Sunday, September 04, 2005

Vicissitudes: Economy

A headline in The State screams "Foreign competition [is] taking jobs from S.C."
Federal data analyzed by The State newspaper [shows] more than 53,000 South Carolina workers at 423 sites lost their jobs since 1994 because:

• The employers moved their jobs to countries where people work for less money.

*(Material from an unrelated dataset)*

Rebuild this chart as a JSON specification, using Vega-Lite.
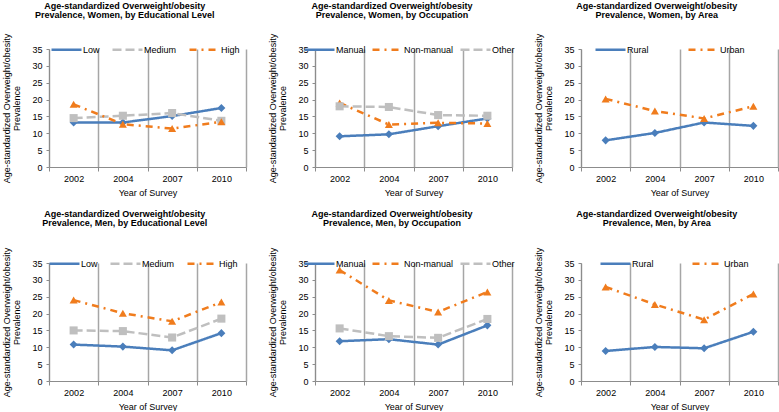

• Cheaper imports cut the demand for the goods made in South Carolina.
Recognizing that a lack of productivity is at the heart of the problem, Linda Floyd, a program coordinator with the S.C. Employment Security Commission, said
It is hard to motivate middle-age people to go back to school. They’re often intimidated by the idea of college, especially after spending 20 years in a factory... You’re 42-years-old and you’ve got about 20 more years in the work force. How do you want to spend it? Being a cashier at Wal-Mart is fine if that’s what you want to do for the next 20 years.
Lewis Gossett, president of the S.C. Manufacturers Alliance (and perhaps the organization that wanted this in the paper), says "By and large, the quality of the jobs being lost is not being replaced."

But is it not South Carolina workers who are solely to blame. The Charlotte Observer notes that of all people, "China-based Haier adds workers, goes for bigger U.S. profits."
As the Carolinas have mourned the loss of traditional manufacturing jobs to China, Haier represented the flip side when it opened a $40 million, 350,000-square-foot Camden plant with 27 workers in 2000. It now employs 225 in this city about 110 miles south of Charlotte.

Over the next six months, the company plans to set up the research and design center on its 110 acres on a former hay field. Haier will service its U.S.-made refrigerators and send ideas about American tastes back to China for the development of other products.
So here we are. South Carolina manufacturers are bemoaning the fact that "foreign competition [is] taking jobs from S.C." while the Chinese are adding jobs and investing in research and development in Camden.

Some South Carolina manufacturers can not figure out how to be profitable with South Carolina workers, but Chinese manufacturers can. Is that a wake up call or what?